Where is that dang pot of gold anyway?

I am what I like to refer to as, a recovering perfectionist.  Ya know, be better, do better, get it right! The more I chased that dream of being that “good” person, or getting it “right”, being “efficient” and “productive”, and reacting “perfectly” to every situation, well, the further I seemed to get from my “goal.” (I have put quotations around words that sound good in theory, but because each has an element of measurement to them, it is easy for a perfectionist to always come up short.)  I realized it felt like I was chasing the pot of gold at the end of the rainbow. Where is that dang pot of gold anyway? No where! So despite my efforts, yeah, that whole reacting “perfectly” to every situation, NOPE! “What!! You mean to tell me that loading yourself up with all kinds of pressure to be a great person results in emotional explosions?” I know, I am as shocked as you are.   

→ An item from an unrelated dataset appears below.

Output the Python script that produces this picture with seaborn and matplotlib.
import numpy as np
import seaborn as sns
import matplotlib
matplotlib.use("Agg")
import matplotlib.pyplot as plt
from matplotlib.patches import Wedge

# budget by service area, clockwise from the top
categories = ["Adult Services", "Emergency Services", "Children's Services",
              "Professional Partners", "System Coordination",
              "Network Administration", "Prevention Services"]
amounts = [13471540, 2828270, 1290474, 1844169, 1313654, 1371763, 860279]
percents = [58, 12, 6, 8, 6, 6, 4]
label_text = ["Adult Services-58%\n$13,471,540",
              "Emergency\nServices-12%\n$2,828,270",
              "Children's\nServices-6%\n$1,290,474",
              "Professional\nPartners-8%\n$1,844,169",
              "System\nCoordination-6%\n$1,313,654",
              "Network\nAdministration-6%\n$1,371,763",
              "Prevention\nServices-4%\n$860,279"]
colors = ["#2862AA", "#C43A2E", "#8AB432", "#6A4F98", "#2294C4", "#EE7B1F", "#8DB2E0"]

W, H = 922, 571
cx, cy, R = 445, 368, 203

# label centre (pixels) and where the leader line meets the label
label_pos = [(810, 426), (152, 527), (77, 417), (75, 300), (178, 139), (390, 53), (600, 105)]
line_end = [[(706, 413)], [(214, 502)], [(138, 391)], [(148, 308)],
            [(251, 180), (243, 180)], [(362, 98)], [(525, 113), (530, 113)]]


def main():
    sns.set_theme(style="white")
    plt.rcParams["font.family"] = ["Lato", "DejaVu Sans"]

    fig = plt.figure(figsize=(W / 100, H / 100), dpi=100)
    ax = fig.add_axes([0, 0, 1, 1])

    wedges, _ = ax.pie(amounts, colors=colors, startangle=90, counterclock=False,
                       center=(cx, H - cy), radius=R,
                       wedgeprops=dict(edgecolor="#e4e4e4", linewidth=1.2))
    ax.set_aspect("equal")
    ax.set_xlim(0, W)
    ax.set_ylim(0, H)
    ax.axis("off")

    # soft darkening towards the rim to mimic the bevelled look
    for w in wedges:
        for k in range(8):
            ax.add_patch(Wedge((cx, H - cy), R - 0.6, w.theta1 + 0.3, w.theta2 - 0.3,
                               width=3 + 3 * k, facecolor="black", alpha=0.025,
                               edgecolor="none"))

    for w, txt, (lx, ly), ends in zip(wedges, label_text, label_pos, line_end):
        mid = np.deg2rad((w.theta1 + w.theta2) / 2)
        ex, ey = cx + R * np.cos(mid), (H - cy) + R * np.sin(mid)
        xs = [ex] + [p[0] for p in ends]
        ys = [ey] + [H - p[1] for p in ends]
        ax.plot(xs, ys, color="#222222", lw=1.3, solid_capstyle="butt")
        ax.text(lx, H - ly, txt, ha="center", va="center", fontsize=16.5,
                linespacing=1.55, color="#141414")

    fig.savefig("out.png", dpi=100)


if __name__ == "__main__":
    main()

Chasing perfection is an easy trap to fall into.   I mean sure we all want to make healthy decisions. I am not arguing against that, but I do think that we need to stop with the expectations that leave no room for… well, the fact that we are indeed HUMAN.  What if my mistakes and imperfections are a part of humanity? Here’s the thing! We all know that’s true. We have all seen the countless movies, speeches, and Ted talks telling us that making mistakes is vital to progression.  Yet, we don’t give ourselves permission to do so. And here is the kicker! We then turn around and pass the same judgment to someone else (That’s the way it works. Some of you may think you treat others better than yourself, and that may be true for a time, but eventually when the real pressure is on, your natural reaction (the one you have programmed yourself to use every day on yourself) will come out. 

The cool thing is, it seems more and more that our culture is really taking a prominent step in valuing our imperfections as a part of growth, at least in theory.  I know for myself, I believe in what I am saying to you now, but actually implementing that frame of mind well, that takes work. I hope someday it will become as natural as taking a breath.  Until then, when I find my expectations turning me into a pressure cooker, I have to remind myself… it is a pretty long walk to that pot of gold. “It’s perfect, not to be perfect” so let’s actually enjoy the rainbow.